Parents are partners with doctors in decisions about their child's end-of-life care.
Even though new and better treatments have increased the chances of a cure or remission, some types of childhood cancer do not get better. When a child's cancer does not get better or comes back, parents may not be sure about whether to continue treatment and, if so, what kind.
For more information from the National Cancer Institute about communication in cancer care, see the following:
When Someone You Love is Being Treated for Cancer
Young People with Cancer: A Handbook for Parents
Facing Forward: When Someone You Love Has Completed Cancer Treatment
When Someone You Love Has Advanced Cancer: Support for Caregivers
Parents who are caring for a child at the end of life need a lot of support that includes family members and the child's health care team. The health care team can help parents understand how different types of treatment can affect their child's quality of life. Parents have to decide if they want their child to continue to receive treatment even if it is not likely to affect the cancer. They also have to decide if they want their child to take part in decisions about end-of-life care.
Parents have reported that they find the most support from cancer treatment doctors who:
Give clear information.
Communicate in a caring and sensitive way.
Communicate directly with their child as needed.
Let them know what to expect as their child nears death and help them get ready for it.
There may be services that can help with end-of-life care for children.
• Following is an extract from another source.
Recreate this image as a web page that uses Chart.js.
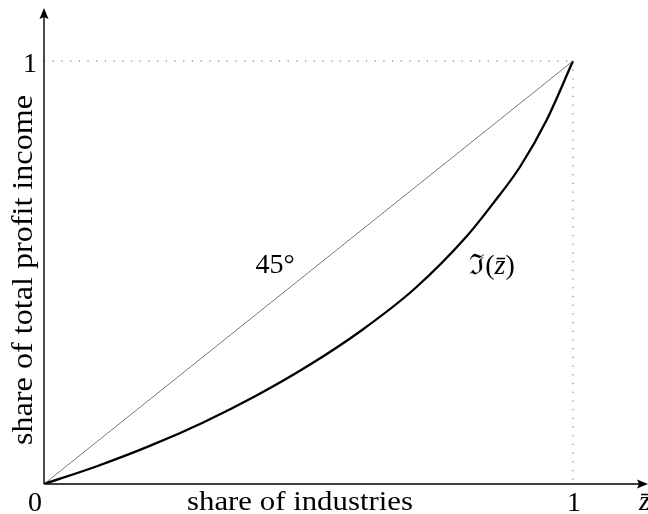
<!DOCTYPE html>
<html>
<head>
<meta charset="utf-8">
<script src="https://cdn.jsdelivr.net/npm/chart.js@4/dist/chart.umd.min.js"></script>
<style>
  html, body { margin: 0; padding: 0; background: #fff; }
  #wrap { width: 648px; height: 514px; }
</style>
</head>
<body>
<div id="wrap"><canvas id="c" width="648" height="514"></canvas></div>
<script>
// ---- data ----
const shareIndustries = [0, 0.1, 0.2, 0.3, 0.4, 0.5, 0.6, 0.7, 0.8, 0.85, 0.9, 0.95, 1];
const shareProfit     = [0, 0.042, 0.090, 0.145, 0.208, 0.280, 0.363, 0.461, 0.587, 0.665, 0.750, 0.860, 1];
const diagonalX = [0, 1];
const diagonalY = [0, 1];
const xTickLabels = ['0', '1'];
const yTickLabels = ['1'];
const xAxisTitle = 'share of industries';
const yAxisTitle = 'share of total profit income';
const xAxisVar = 'z\u0304';
const diagonalLabel = '45°';
const curveLabelParts = ['ℑ(', 'z\u0304', ')'];

const SERIF = '"Liberation Serif", "DejaVu Serif", serif';

function drawParts(ctx, parts, fonts, cx, baseline) {
  const widths = parts.map((p, i) => { ctx.font = fonts[i]; return ctx.measureText(p).width; });
  let x = cx - widths.reduce((a, b) => a + b, 0) / 2;
  ctx.textAlign = 'left';
  parts.forEach((p, i) => { ctx.font = fonts[i]; ctx.fillText(p, x, baseline); x += widths[i]; });
}

// draw centred text stretched horizontally to a given width
function fitText(ctx, text, cx, baseline, width) {
  const w = ctx.measureText(text).width;
  ctx.save();
  ctx.translate(cx, baseline);
  ctx.scale(width / w, 1);
  ctx.textAlign = 'center';
  ctx.fillText(text, 0, 0);
  ctx.restore();
}

const axesPlugin = {
  id: 'texAxes',
  afterDatasetsDraw(chart) {
    const ctx = chart.ctx;
    const xs = chart.scales.x, ys = chart.scales.y;
    const x0 = xs.getPixelForValue(0), x1 = xs.getPixelForValue(1);
    const y0 = ys.getPixelForValue(0), y1 = ys.getPixelForValue(1);
    const xEnd = xs.getPixelForValue(xs.max), yEnd = ys.getPixelForValue(ys.max);
    ctx.save();
    // dotted guides
    ctx.strokeStyle = '#666';
    ctx.lineWidth = 1;
    ctx.setLineDash([1.2, 7.5]);
    ctx.beginPath();
    ctx.moveTo(x0, y1); ctx.lineTo(x1, y1);
    ctx.moveTo(x1, y1); ctx.lineTo(x1, y0);
    ctx.stroke();
    ctx.setLineDash([]);
    // axes
    ctx.strokeStyle = '#000';
    ctx.lineWidth = 1.4;
    ctx.beginPath();
    ctx.moveTo(x0, y0); ctx.lineTo(xEnd - 8, y0);
    ctx.moveTo(x0, y0); ctx.lineTo(x0, yEnd + 8);
    ctx.stroke();
    // arrow heads
    ctx.fillStyle = '#000';
    ctx.beginPath();
    ctx.moveTo(xEnd, y0); ctx.lineTo(xEnd - 11, y0 - 4.5); ctx.lineTo(xEnd - 9, y0); ctx.lineTo(xEnd - 11, y0 + 4.5); ctx.closePath();
    ctx.fill();
    ctx.beginPath();
    ctx.moveTo(x0, yEnd); ctx.lineTo(x0 - 4.5, yEnd + 11); ctx.lineTo(x0, yEnd + 9); ctx.lineTo(x0 + 4.5, yEnd + 11); ctx.closePath();
    ctx.fill();
    // labels
    ctx.fillStyle = '#000';
    ctx.textBaseline = 'alphabetic';
    ctx.textAlign = 'center';
    ctx.font = '28px ' + SERIF;
    ctx.fillText(xTickLabels[0], x0 - 9, y0 + 27);
    ctx.fillText(xTickLabels[1], x1 + 1, y0 + 27);
    ctx.fillText(yTickLabels[0], x0 - 14, y1 + 11);
    ctx.fillText(diagonalLabel, 275, 273);
    fitText(ctx, xAxisTitle, 300, y0 + 26, 226);
    ctx.textAlign = 'left';
    ctx.font = 'italic 28px ' + SERIF;
    ctx.fillText(xAxisVar, 639, y0 + 26);
    drawParts(ctx, curveLabelParts,
      ['28px ' + SERIF, 'italic 28px ' + SERIF, '28px ' + SERIF], 492, 274);
    ctx.save();
    ctx.translate(32, 270);
    ctx.rotate(-Math.PI / 2);
    ctx.font = '29px ' + SERIF;
    fitText(ctx, yAxisTitle, 0, 0, 350);
    ctx.restore();
    ctx.restore();
  }
};

new Chart(document.getElementById('c'), {
  type: 'scatter',
  data: {
    datasets: [
      {
        data: diagonalX.map((x, i) => ({ x, y: diagonalY[i] })),
        showLine: true, borderColor: '#555', borderWidth: 0.8, pointRadius: 0
      },
      {
        data: shareIndustries.map((x, i) => ({ x, y: shareProfit[i] })),
        showLine: true, borderColor: '#000', borderWidth: 2.3, pointRadius: 0,
        cubicInterpolationMode: 'monotone'
      }
    ]
  },
  options: {
    responsive: false,
    animation: false,
    layout: { padding: { left: 44, right: 0, top: 8, bottom: 30 } },
    plugins: { legend: { display: false }, tooltip: { enabled: false } },
    scales: {
      x: { type: 'linear', min: 0, max: 1.1418, display: false },
      y: { type: 'linear', min: 0, max: 1.1253, display: false }
    }
  },
  plugins: [axesPlugin]
});
</script>
</body>
</html>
Some medical centers that specialize in cancer care for children have services that help with palliative and end-of-life care. These support services may include:
Pediatric palliative care team.
Psychological and social support team.
Complementary and alternative medicine (CAM) services.
Other services that are helpful but may be harder to find include:
Programs for siblings of children who are receiving end-of-life care.
Hospice programs that accept children who are still receiving chemotherapy.
Clinical trials that combine complementary and alternative treatment with standard treatment.
Even when palliative care and end-of-life care support services are not available, cancer treatment doctors may suggest other options to parents. If parents have home health care support, many are able to plan and give their child end-of-life care at home. This can have the following positive effects:
The child may not need to be admitted to the hospital as often.
The parents feel that they have more control and are better able to accept their child's death.
If the child does die in the hospital, he or she is less likely to die in an intensive care unit, which often uses invasive treatments.